Дрожа, я отшатнулась от Римо.
— Что ты наделал? — я запнулась.
Я прижала дрожащие пальцы к губам, ужас обрушился на меня, как молния. Это должно было быть привилегией Данило. Мой первый поцелуй.
Римо взял его.
Нет.
Я отдала его.
Римо сердито покачал головой.
— Я порезал тебя своим ножом, и ты не проронила ни слезинки, но поцелуй заставляет тебя плакать?
Я отвернулась, пытаясь взять себя в руки. Всю свою жизнь я была воспитана, чтобы быть идеальной женой, чтобы подарить себя мужу. И вот так я позволила Римо украсть часть моего подарка. На мгновение мне захотелось зарыдать. Потом я почувствовала тепло Римо на своей спине, не касаясь, но задерживаясь между нами.
— Ты боишься гнева Данило, если он узнает, что его Ангел прячет несколько черных перьев под сияющим белым оперением?
Я оглянулась через плечо на его поразительное лицо.
— Ты ничего не знаешь ни о Данило, ни обо мне.
— Я знаю твою слабость и знаю его.
Я снова повернулась к нему.
— У тебя тоже есть слабость, и в один прекрасный день твои враги используют ее против тебя с той же жестокостью, что и ты.

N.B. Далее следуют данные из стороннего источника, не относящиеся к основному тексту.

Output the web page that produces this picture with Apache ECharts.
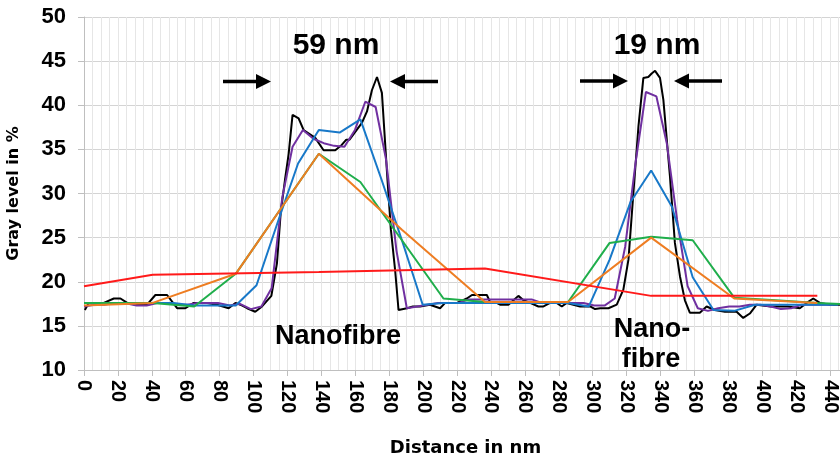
<!DOCTYPE html>
<html>
<head>
<meta charset="utf-8">
<script src="https://cdn.jsdelivr.net/npm/echarts@6/dist/echarts.min.js"></script>
<style>
  html, body { margin: 0; padding: 0; background: #fff; }
  #chart { width: 840px; height: 455px; }
</style>
</head>
<body>
<div id="chart"></div>
<script>
  // gray level profiles across the two nanofibres, [distance nm, gray level %]
  const blackLine = [
    [0.5,16.8],[2.8,17.6],[11.7,17.6],[17.6,18.1],[21.5,18.1],[25.5,17.6],[31.3,17.4],[37.2,17.4],
    [42.1,18.5],[49,18.5],[54.9,17.0],[59.8,17.0],[64.7,17.6],[72.6,17.6],[78.5,17.4],[85.3,17.0],
    [89.3,17.6],[92.2,17.4],[96.2,17.0],[101,16.6],[105,17.2],[110.5,18.4],[113.8,22.1],[116,27.8],
    [118.5,31.5],[120.7,34.5],[123,38.9],[126.6,38.5],[129.5,37.2],[136.4,36.3],[141.3,34.9],
    [148.2,34.9],[152,35.5],[154.7,36.1],[156.6,36.1],[163.9,38.0],[166.9,39.3],[169.8,41.7],
    [172.8,43.2],[175.7,41.4],[177.5,36],[179,31.5],[181,25.9],[183.5,21.3],[185.5,16.8],
    [190.5,17.0],[194,17.2],[198.3,17.2],[204,17.4],[210,17.0],[213,17.6],[220,17.6],[225.8,18.1],
    [228.8,18.5],[237.6,18.5],[239.5,17.7],[242.5,17.7],[245.4,17.4],[250.3,17.4],[253.3,17.9],
    [256.2,18.4],[259.2,17.9],[263.1,17.6],[268,17.2],[271,17.2],[274.9,17.6],[278.8,17.6],
    [281.8,17.2],[284.7,17.6],[288.6,17.4],[292.6,17.2],[298.5,17.2],[301.4,16.9],[304.5,17.0],
    [309.3,17.0],[314.2,17.4],[318.1,19.1],[321.1,22.5],[324,30.0],[327,37.6],[329.9,43.1],
    [332.8,43.2],[334.8,43.6],[336.8,43.9],[339.7,43.1],[341.7,40.6],[345.6,31.9],[348.5,24.4],
    [351.5,20.6],[354.4,17.9],[357.3,16.5],[363.2,16.5],[367.2,17.2],[372,16.8],[378,16.6],
    [384.9,16.6],[388.8,15.9],[392.7,16.4],[396.7,17.4],[405,17.2],[415,17.2],[422.2,17.0],
    [426.2,17.6],[430.1,18.1],[434,17.6],[440,17.4],[446,17.4]
  ];
  const purpleLine = [
    [0,17.2],[6,17.4],[12,17.4],[18,17.6],[24,17.6],[31,17.3],[37,17.3],[43,17.6],[49,17.6],
    [55,17.4],[61,17.4],[67,17.6],[73,17.6],[79,17.6],[86,17.3],[92,17.5],[98.4,16.9],[104.6,17.2],
    [110.7,19.3],[116.9,29.5],[123,35.3],[129.1,37.2],[135.3,36.2],[141.4,35.7],[147.5,35.4],
    [153.6,35.3],[159.8,37.2],[165.9,40.4],[172,39.8],[178.1,33.9],[184.3,23.5],[190.4,17.0],
    [196.5,17.2],[202.6,17.4],[208.8,17.6],[215,17.6],[221,17.6],[227,18.0],[233,18.0],[239.5,18.0],
    [245.6,18.0],[251.8,18.0],[258,18.0],[264,18.0],[270,17.6],[276,17.6],[282,17.6],[288.6,17.6],
    [294.7,17.6],[300.8,17.3],[307,17.3],[313,18.1],[319.2,24.0],[325.3,33.5],[331.4,41.5],
    [337.6,41.0],[343.7,35.7],[349.8,27.0],[356,19.5],[362,17.0],[368,16.7],[374,17.0],[380.5,17.2],
    [386.6,17.2],[392.7,17.4],[398.9,17.4],[405,17.2],[411,16.9],[417,17.0],[423.4,17.4],
    [429.5,17.4],[435.6,17.4],[441.8,17.4]
  ];
  const blueLine = [
    [0,17.6],[16,17.6],[28,17.6],[40.5,17.6],[52.75,17.6],[65,17.3],[77.25,17.3],[89.5,17.3],
    [101.75,19.6],[114,26.6],[126.25,33.4],[138.5,37.2],[150.75,36.9],[163,38.4],[175.25,31.7],
    [187.5,24.7],[199.75,17.4],[212,17.6],[224.25,17.6],[236.5,17.6],[248.75,17.6],[261,17.6],
    [273.25,17.6],[285.5,17.6],[297.75,17.2],[310,22.5],[322.25,29.0],[334.5,32.6],[346.75,28.5],
    [359,20.5],[371.25,16.8],[383.5,16.7],[395.75,17.4],[408,17.4],[420.25,17.4],[432.5,17.4],
    [444.75,17.4]
  ];
  const greenLine = [
    [0,17.6],[40.5,17.6],[65,17.2],[89.5,20.9],[114,27.7],[138.5,34.5],[163,31.3],[187.5,24.7],
    [212,18.1],[236.5,17.7],[261,17.7],[285.5,17.7],[310,24.4],[334.5,25.1],[359,24.7],
    [383.5,18.2],[408,17.9],[432.5,17.6],[457,17.4]
  ];
  const orangeLine = [
    [0,17.3],[40.5,17.6],[89.5,20.9],[138.5,34.5],[187.5,25.9],[236.5,17.7],[285.5,17.7],
    [334.5,25.0],[383.5,18.1],[432.5,17.6]
  ];
  const redLine = [
    [0,19.5],[40.5,20.8],[138.5,21.1],[236.5,21.5],[334.5,18.4],[432.5,18.4]
  ];

  const seriesNames = ['black', 'purple', 'blue', 'green', 'orange', 'red'];
  const seriesColors = ['#000000', '#7030a0', '#1878c8', '#1fae4b', '#ee7d22', '#ff1a1a'];
  const seriesData = [blackLine, purpleLine, blueLine, greenLine, orangeLine, redLine];

  const chart = echarts.init(document.getElementById('chart'));

  // arrow: shaft + triangle head, dir 1 = points right
  function arrow(tipX, y, dir) {
    const tail = tipX - dir * 48;
    const headBase = tipX - dir * 15;
    return [
      { type: 'line', z: 100, shape: { x1: tail, y1: y, x2: headBase, y2: y }, style: { stroke: '#000', lineWidth: 3.5 } },
      { type: 'polygon', z: 100, shape: { points: [[tipX, y], [headBase, y - 7.5], [headBase, y + 7.5]] }, style: { fill: '#000' } }
    ];
  }

  const boldText = (txt, x, y, size) => ({
    type: 'text', x: x, y: y, z: 100,
    style: { text: txt, fill: '#000', font: 'bold ' + size + 'px "Liberation Sans", Arial', align: 'center', verticalAlign: 'middle' }
  });

  let option = {
    animation: false,
    backgroundColor: '#fff',
    grid: { left: 84, right: -7, top: 17, bottom: 85, outerBoundsMode: 'none', containLabel: false },
    xAxis: {
      type: 'value', min: 0, max: 450, interval: 20,
      name: 'Distance in nm', nameLocation: 'middle', nameGap: 69,
      nameTextStyle: { fontFamily: 'DejaVu Sans', fontWeight: 'bold', fontSize: 18, color: '#000' },
      axisLine: { show: true, lineStyle: { color: '#bfbfbf', width: 1 } },
      axisTick: { show: true, length: 6, lineStyle: { color: '#bfbfbf' } },
      axisLabel: {
        rotate: -90, margin: 10, fontFamily: 'Liberation Sans', fontWeight: 'bold', fontSize: 20, color: '#000',
        showMaxLabel: false
      },
      splitLine: { show: true, lineStyle: { color: '#e6e6e6', width: 1 } },
      minorTick: { show: false, splitNumber: 4 },
      minorSplitLine: { show: true, lineStyle: { color: '#e6e6e6', width: 1 } }
    },
    yAxis: {
      type: 'value', min: 10, max: 50, interval: 5,
      name: 'Gray level in %', nameLocation: 'middle', nameGap: 62,
      nameTextStyle: { fontFamily: 'DejaVu Sans', fontWeight: 'bold', fontSize: 16, color: '#000' },
      axisLine: { show: true, lineStyle: { color: '#bfbfbf', width: 1 } },
      axisTick: { show: true, length: 6, lineStyle: { color: '#bfbfbf' } },
      axisLabel: { margin: 18, fontFamily: 'Liberation Sans', fontWeight: 'bold', fontSize: 22, color: '#000' },
      splitLine: { show: true, lineStyle: { color: '#d4d4d4', width: 1.2 } }
    },
    series: seriesData.map((d, i) => ({
      name: seriesNames[i],
      type: 'line',
      data: d,
      showSymbol: false,
      smooth: false,
      clip: true,
      lineStyle: { color: seriesColors[i], width: 2 },
      itemStyle: { color: seriesColors[i] },
      z: 2 + i
    })),
    graphic: [
      boldText('59 nm', 336, 46, 30),
      boldText('19 nm', 657, 46, 30),
      boldText('Nanofibre', 338, 337, 27),
      boldText('Nano-', 652, 330, 27),
      boldText('fibre', 651, 360, 27),
      ...arrow(271, 81.5, 1),
      ...arrow(390, 81.5, -1),
      ...arrow(628, 81, 1),
      ...arrow(674, 81, -1)
    ]
  };

  chart.setOption(option);
</script>
</body>
</html>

— Может быть, — проворчал он. — Возможно, они восстанут после того, как я сожгу их гордость, но не все созданы, чтобы восстать из пепла.
Я усмехнулась.
— Ты говоришь, как мученик. Что ты знаешь о сжигании?
Римо ничего не сказал, только посмотрел на меня с жестоким намерением, с тем же выражением, которое я видела, когда он порезал меня. Мой взгляд метнулся к ране на руке, и Римо проследил за ним. Кирпич за кирпичом я разрушала стену, которую Римо не собирался опускать.
Римо схватил меня за руку и повел к особняку. Я ничего не сказала, даже не посмотрела в его сторону. Я знала, когда отступать, знала, когда сдаваться, потому что эта битва только началась.
• ── ✾ ── •
Оставшись одна в своей комнате, я направилась в ванную и плеснула холодной водой в лицо, чтобы прояснить голову. Подняв глаза, я съежилась от состояния своих губ. Красные и опухшие.
Я все еще чувствовала прикосновение Римо, все еще ощущала его вкус. Как я могла позволить этому случиться? Я должна была оттолкнуть его, но не сделала этого. Римо остановился. Я не только позволила ему украсть мой первый поцелуй, я наслаждалась им извращенным, всепоглощающим способом.
Я вернулась в спальню и опустилась на кровать, глядя на темный балдахин. Что-то в Римо ошеломило меня. У него был способ втянуть меня в это. Я подняла руку, чтобы посмотреть на рану. Она все еще чувствовалась болезненной, но казалась заживала. Он не только позволил мне заглянуть под жестокую маску Римо, но и послужил напоминанием о том, кем он был: монстром.